In other words, Herrod asserts that IoT manufacturers are to blame for not keeping up with modern security practices and legislators should be held accountable for not making them do so. Provided that the latter pick up pace, General Catalyst executive proposed some general rules which should be enacted as quickly as possible. For starters, Herrod argues that we should take a page from hackers' playbook and use the fact that a lot of IoT devices share similar software to our own advantage. In other words, he suggests manufacturers should be forced to share information about vulnerabilities and fixes between themselves which would likely facilitate the average process of developing and distributing security updates for smart apparatus.
The second proposed change has to do with the default passwords mentioned above – they need to be eliminated for good. For extra security, users should be required to input an even more secure password the first time they power on their smart speaker, connected lock, intelligent fridge, or whatever else it is that they've bought and not bothered securing on their own. Thirdly, manufacturers should be held accountable for notifying their consumers of known vulnerabilities which have yet to be fixed and advise them on how to proceed until all issues have been resolved. It's important to note that the companies' should be required to actively push alerts to consumers, and not just post warnings on their websites which the average user won't check on.
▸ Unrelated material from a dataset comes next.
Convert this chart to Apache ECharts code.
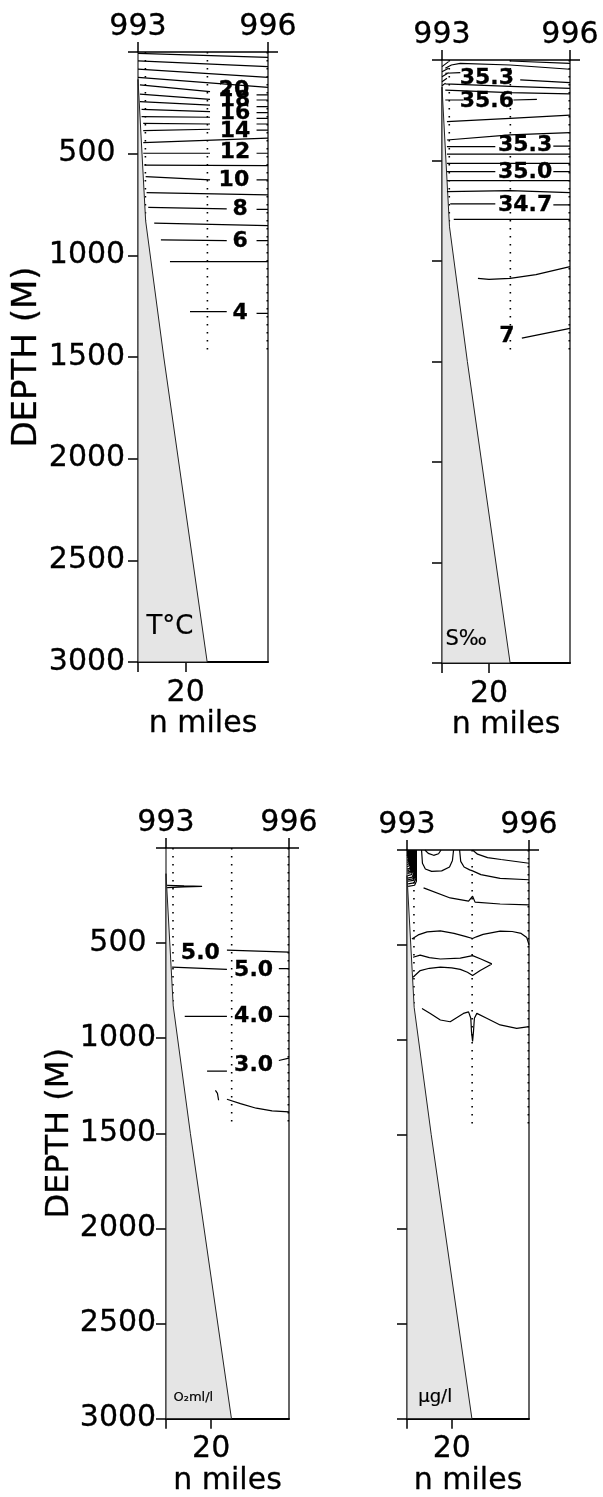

Last but not least, Herrod points out that a lot of "modern" IoT devices still don't feature automatic updates. Sure, that's only true for low-end hardware, but it still sounds silly that not every digital video recorder that's constantly connected to the Internet isn't using that connection to search for security updates on a regular basis. The average consumer can't be expected to continuously scan for updates even if they're aware of potential software vulnerabilities and manufacturers must be required to offer appropriate support for their products. After all, selling an IoT gadget isn't identical to selling something like a bag of cement – you're not retailing a resource or even a tool, you're selling an entire experience and that experience should certainly include regular and automatic software updates.
These are all valid suggestions which will hopefully be adopted by legislators sooner rather than later. With the IoT industry growing at a rapid pace, security practices must keep up with it, or attacks such as the one on Dyn will keep happening, except they'll likely become more frequent and impactful. Can you imagine a future in which your entire house, garage, and personal car are one default password or an old security vulnerability away from becoming a part of a malicious botnet programmed to take down parts of the Internet? That certainly doesn't sound like the technological revolution IoT companies have been promising, and as self-regulation doesn't seem to be a viable option, legislators must act as quickly as possible.